* _AIM_
Give an exact copy of every line, leaving images out.

* _SUPPLIED INFORMATION_
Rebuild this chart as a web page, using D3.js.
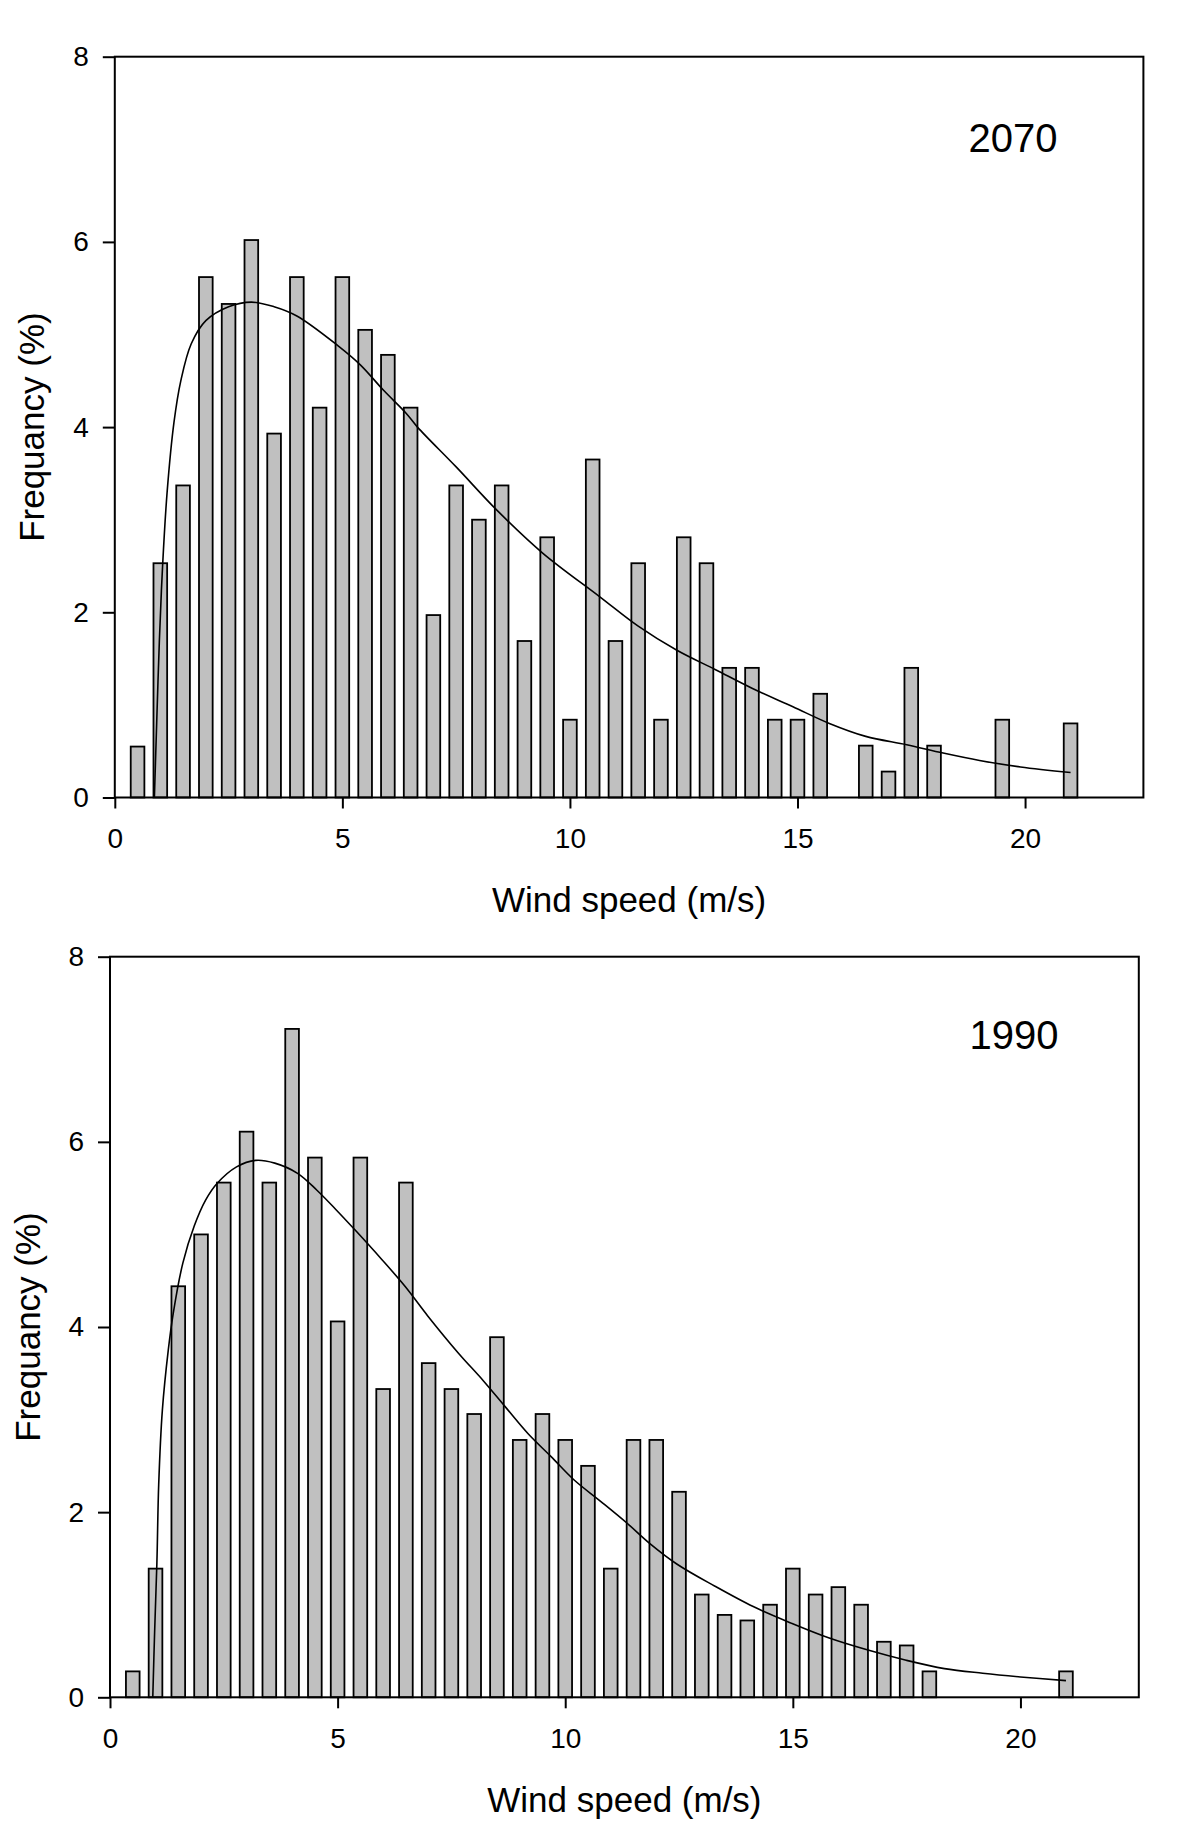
<!DOCTYPE html>
<html>
<head>
<meta charset="utf-8">
<script src="https://cdn.jsdelivr.net/npm/d3@7"></script>
<style>
  html, body { margin: 0; padding: 0; background: #fff; }
  svg { display: block; }
  text { font-family: "Liberation Sans", Arial, sans-serif; fill: #000; }
</style>
</head>
<body>
<svg id="chart" width="1200" height="1825"></svg>
<script>
// ---------- data ----------
const binCenters = [0.5,1,1.5,2,2.5,3,3.5,4,4.5,5,5.5,6,6.5,7,7.5,8,8.5,9,9.5,10,10.5,
                    11,11.5,12,12.5,13,13.5,14,14.5,15,15.5,16,16.5,17,17.5,18,18.5,19,19.5,20,20.5,21];

const freq2070 = [0.55,2.53,3.37,5.62,5.33,6.02,3.93,5.62,4.21,5.62,5.05,4.78,4.21,1.97,3.37,3.00,3.37,1.69,2.81,0.84,3.65,
                  1.69,2.53,0.84,2.81,2.53,1.40,1.40,0.84,0.84,1.12,0,0.56,0.28,1.40,0.56,0,0,0.84,0,0,0.80];

const freq1990 = [0.28,1.39,4.44,5.00,5.56,6.11,5.56,7.22,5.83,4.06,5.83,3.33,5.56,3.61,3.33,3.06,3.89,2.78,3.06,2.78,2.50,
                  1.39,2.78,2.78,2.22,1.11,0.89,0.83,1.00,1.39,1.11,1.19,1.00,0.60,0.56,0.28,0,0,0,0,0,0.28];

// fitted curve: [wind speed, frequency]
const fit2070 = [[0.87,0],[0.92,0.8],[0.98,1.7],[1.05,2.5],[1.15,3.3],[1.3,4.05],[1.45,4.5],[1.68,4.9],[2.0,5.15],
                 [2.5,5.3],[3.0,5.35],[3.5,5.3],[4.0,5.2],[4.9,4.88],[5.4,4.67],[5.9,4.4],[6.4,4.15],[6.65,4.0],
                 [7.5,3.57],[8.4,3.1],[9.4,2.64],[10.65,2.17],[11.5,1.85],[12.35,1.59],[13.2,1.38],[14.0,1.18],
                 [14.9,0.98],[15.7,0.80],[16.5,0.66],[17.4,0.57],[18.2,0.48],[19.0,0.40],[19.9,0.33],[21.0,0.27]];

const fit1990 = [[0.94,0],[0.98,0.7],[1.03,1.45],[1.07,2.3],[1.15,3.1],[1.28,3.75],[1.39,4.15],[1.6,4.69],[1.85,5.09],
                 [2.1,5.37],[2.35,5.55],[2.78,5.73],[3.2,5.8],[3.62,5.77],[4.12,5.66],[4.54,5.48],[4.96,5.27],
                 [5.38,5.05],[5.97,4.73],[6.48,4.44],[6.98,4.12],[7.65,3.72],[8.2,3.42],[8.68,3.14],[9.18,2.85],
                 [9.69,2.6],[10.19,2.35],[10.77,2.12],[11.36,1.88],[11.86,1.66],[12.45,1.44],[13.29,1.2],[14.13,0.98],
                 [14.97,0.8],[15.8,0.64],[16.65,0.51],[17.49,0.4],[18.33,0.31],[19.17,0.26],[20.0,0.22],[21.0,0.18]];

const xTicks = [0, 5, 10, 15, 20];
const yTicks = [0, 2, 4, 6, 8];
const xDomain = [0, 22.6];
const yDomain = [0, 8];
const barWidthUnits = 0.3;
const xTitle = "Wind speed (m/s)";
const yTitle = "Frequancy (%)";

const panels = [
  { label: "2070", values: freq2070, fit: fit2070,
    left: 114.8, right: 1143.4, top: 56.7, bottom: 797.5,
    labelX: 1013, labelY: 152, xTitleY: 912, yTitleX: 31 },
  { label: "1990", values: freq1990, fit: fit1990,
    left: 110, right: 1138.8, top: 956.7, bottom: 1697.3,
    labelX: 1014, labelY: 1049, xTitleY: 1812, yTitleX: 27 }
];

// ---------- drawing ----------
const svg = d3.select("#chart");

panels.forEach(p => {
  const x = d3.scaleLinear().domain(xDomain).range([p.left, p.right]);
  const y = d3.scaleLinear().domain(yDomain).range([p.bottom, p.top]);
  const g = svg.append("g");

  const bars = binCenters.map((c, i) => ({ c, v: p.values[i] })).filter(d => d.v > 0);
  g.selectAll("rect.bar").data(bars).enter().append("rect")
    .attr("class", "bar")
    .attr("x", d => x(d.c - barWidthUnits / 2))
    .attr("width", d => x(d.c + barWidthUnits / 2) - x(d.c - barWidthUnits / 2))
    .attr("y", d => y(d.v))
    .attr("height", d => y(0) - y(d.v))
    .attr("fill", "#c0c0c0")
    .attr("stroke", "#000")
    .attr("stroke-width", 1.8);

  const line = d3.line().x(d => x(d[0])).y(d => y(d[1])).curve(d3.curveCatmullRom.alpha(0.5));
  g.append("path").datum(p.fit)
    .attr("d", line)
    .attr("fill", "none")
    .attr("stroke", "#000")
    .attr("stroke-width", 1.6);

  // frame
  g.append("rect")
    .attr("x", p.left).attr("y", p.top)
    .attr("width", p.right - p.left).attr("height", p.bottom - p.top)
    .attr("fill", "none").attr("stroke", "#000").attr("stroke-width", 2);

  const xAxis = g.append("g")
    .attr("transform", `translate(0,${p.bottom})`)
    .call(d3.axisBottom(x).tickValues(xTicks).tickSize(11).tickPadding(20).tickSizeOuter(0));
  const yAxis = g.append("g")
    .attr("transform", `translate(${p.left},0)`)
    .call(d3.axisLeft(y).tickValues(yTicks).tickSize(12).tickPadding(14).tickSizeOuter(0));

  [xAxis, yAxis].forEach(ax => {
    ax.select(".domain").remove();
    ax.selectAll(".tick line").attr("stroke", "#000").attr("stroke-width", 2);
    ax.selectAll(".tick text")
      .attr("font-family", "Liberation Sans, Arial, sans-serif")
      .attr("font-size", 28).attr("fill", "#000");
  });

  g.append("text")
    .attr("x", (p.left + p.right) / 2).attr("y", p.xTitleY)
    .attr("text-anchor", "middle").attr("font-size", 35)
    .text(xTitle);

  g.append("text")
    .attr("transform", `translate(${p.yTitleX},${(p.top + p.bottom) / 2}) rotate(-90)`)
    .attr("text-anchor", "middle").attr("dominant-baseline", "central")
    .attr("font-size", 35)
    .text(yTitle);

  g.append("text")
    .attr("x", p.labelX).attr("y", p.labelY)
    .attr("text-anchor", "middle").attr("font-size", 40)
    .text(p.label);
});
</script>
</body>
</html>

* _THE RESULT_
Rebuild this chart as a web page, using D3.js.
<!DOCTYPE html>
<html>
<head>
<meta charset="utf-8">
<script src="https://cdn.jsdelivr.net/npm/d3@7"></script>
<style>
  html, body { margin: 0; padding: 0; background: #fff; }
  svg { display: block; }
  text { font-family: "Liberation Sans", Arial, sans-serif; fill: #000; }
</style>
</head>
<body>
<svg id="chart" width="1200" height="1825"></svg>
<script>
// ---------- data ----------
const binCenters = [0.5,1,1.5,2,2.5,3,3.5,4,4.5,5,5.5,6,6.5,7,7.5,8,8.5,9,9.5,10,10.5,
                    11,11.5,12,12.5,13,13.5,14,14.5,15,15.5,16,16.5,17,17.5,18,18.5,19,19.5,20,20.5,21];

const freq2070 = [0.55,2.53,3.37,5.62,5.33,6.02,3.93,5.62,4.21,5.62,5.05,4.78,4.21,1.97,3.37,3.00,3.37,1.69,2.81,0.84,3.65,
                  1.69,2.53,0.84,2.81,2.53,1.40,1.40,0.84,0.84,1.12,0,0.56,0.28,1.40,0.56,0,0,0.84,0,0,0.80];

const freq1990 = [0.28,1.39,4.44,5.00,5.56,6.11,5.56,7.22,5.83,4.06,5.83,3.33,5.56,3.61,3.33,3.06,3.89,2.78,3.06,2.78,2.50,
                  1.39,2.78,2.78,2.22,1.11,0.89,0.83,1.00,1.39,1.11,1.19,1.00,0.60,0.56,0.28,0,0,0,0,0,0.28];

// fitted curve: [wind speed, frequency]
const fit2070 = [[0.87,0],[0.92,0.8],[0.98,1.7],[1.05,2.5],[1.15,3.3],[1.3,4.05],[1.45,4.5],[1.68,4.9],[2.0,5.15],
                 [2.5,5.3],[3.0,5.35],[3.5,5.3],[4.0,5.2],[4.9,4.88],[5.4,4.67],[5.9,4.4],[6.4,4.15],[6.65,4.0],
                 [7.5,3.57],[8.4,3.1],[9.4,2.64],[10.65,2.17],[11.5,1.85],[12.35,1.59],[13.2,1.38],[14.0,1.18],
                 [14.9,0.98],[15.7,0.80],[16.5,0.66],[17.4,0.57],[18.2,0.48],[19.0,0.40],[19.9,0.33],[21.0,0.27]];

const fit1990 = [[0.94,0],[0.98,0.7],[1.03,1.45],[1.07,2.3],[1.15,3.1],[1.28,3.75],[1.39,4.15],[1.6,4.69],[1.85,5.09],
                 [2.1,5.37],[2.35,5.55],[2.78,5.73],[3.2,5.8],[3.62,5.77],[4.12,5.66],[4.54,5.48],[4.96,5.27],
                 [5.38,5.05],[5.97,4.73],[6.48,4.44],[6.98,4.12],[7.65,3.72],[8.2,3.42],[8.68,3.14],[9.18,2.85],
                 [9.69,2.6],[10.19,2.35],[10.77,2.12],[11.36,1.88],[11.86,1.66],[12.45,1.44],[13.29,1.2],[14.13,0.98],
                 [14.97,0.8],[15.8,0.64],[16.65,0.51],[17.49,0.4],[18.33,0.31],[19.17,0.26],[20.0,0.22],[21.0,0.18]];

const xTicks = [0, 5, 10, 15, 20];
const yTicks = [0, 2, 4, 6, 8];
const xDomain = [0, 22.6];
const yDomain = [0, 8];
const barWidthUnits = 0.3;
const xTitle = "Wind speed (m/s)";
const yTitle = "Frequancy (%)";

const panels = [
  { label: "2070", values: freq2070, fit: fit2070,
    left: 114.8, right: 1143.4, top: 56.7, bottom: 797.5,
    labelX: 1013, labelY: 152, xTitleY: 912, yTitleX: 31 },
  { label: "1990", values: freq1990, fit: fit1990,
    left: 110, right: 1138.8, top: 956.7, bottom: 1697.3,
    labelX: 1014, labelY: 1049, xTitleY: 1812, yTitleX: 27 }
];

// ---------- drawing ----------
const svg = d3.select("#chart");

panels.forEach(p => {
  const x = d3.scaleLinear().domain(xDomain).range([p.left, p.right]);
  const y = d3.scaleLinear().domain(yDomain).range([p.bottom, p.top]);
  const g = svg.append("g");

  const bars = binCenters.map((c, i) => ({ c, v: p.values[i] })).filter(d => d.v > 0);
  g.selectAll("rect.bar").data(bars).enter().append("rect")
    .attr("class", "bar")
    .attr("x", d => x(d.c - barWidthUnits / 2))
    .attr("width", d => x(d.c + barWidthUnits / 2) - x(d.c - barWidthUnits / 2))
    .attr("y", d => y(d.v))
    .attr("height", d => y(0) - y(d.v))
    .attr("fill", "#c0c0c0")
    .attr("stroke", "#000")
    .attr("stroke-width", 1.8);

  const line = d3.line().x(d => x(d[0])).y(d => y(d[1])).curve(d3.curveCatmullRom.alpha(0.5));
  g.append("path").datum(p.fit)
    .attr("d", line)
    .attr("fill", "none")
    .attr("stroke", "#000")
    .attr("stroke-width", 1.6);

  // frame
  g.append("rect")
    .attr("x", p.left).attr("y", p.top)
    .attr("width", p.right - p.left).attr("height", p.bottom - p.top)
    .attr("fill", "none").attr("stroke", "#000").attr("stroke-width", 2);

  const xAxis = g.append("g")
    .attr("transform", `translate(0,${p.bottom})`)
    .call(d3.axisBottom(x).tickValues(xTicks).tickSize(11).tickPadding(20).tickSizeOuter(0));
  const yAxis = g.append("g")
    .attr("transform", `translate(${p.left},0)`)
    .call(d3.axisLeft(y).tickValues(yTicks).tickSize(12).tickPadding(14).tickSizeOuter(0));

  [xAxis, yAxis].forEach(ax => {
    ax.select(".domain").remove();
    ax.selectAll(".tick line").attr("stroke", "#000").attr("stroke-width", 2);
    ax.selectAll(".tick text")
      .attr("font-family", "Liberation Sans, Arial, sans-serif")
      .attr("font-size", 28).attr("fill", "#000");
  });

  g.append("text")
    .attr("x", (p.left + p.right) / 2).attr("y", p.xTitleY)
    .attr("text-anchor", "middle").attr("font-size", 35)
    .text(xTitle);

  g.append("text")
    .attr("transform", `translate(${p.yTitleX},${(p.top + p.bottom) / 2}) rotate(-90)`)
    .attr("text-anchor", "middle").attr("dominant-baseline", "central")
    .attr("font-size", 35)
    .text(yTitle);

  g.append("text")
    .attr("x", p.labelX).attr("y", p.labelY)
    .attr("text-anchor", "middle").attr("font-size", 40)
    .text(p.label);
});
</script>
</body>
</html>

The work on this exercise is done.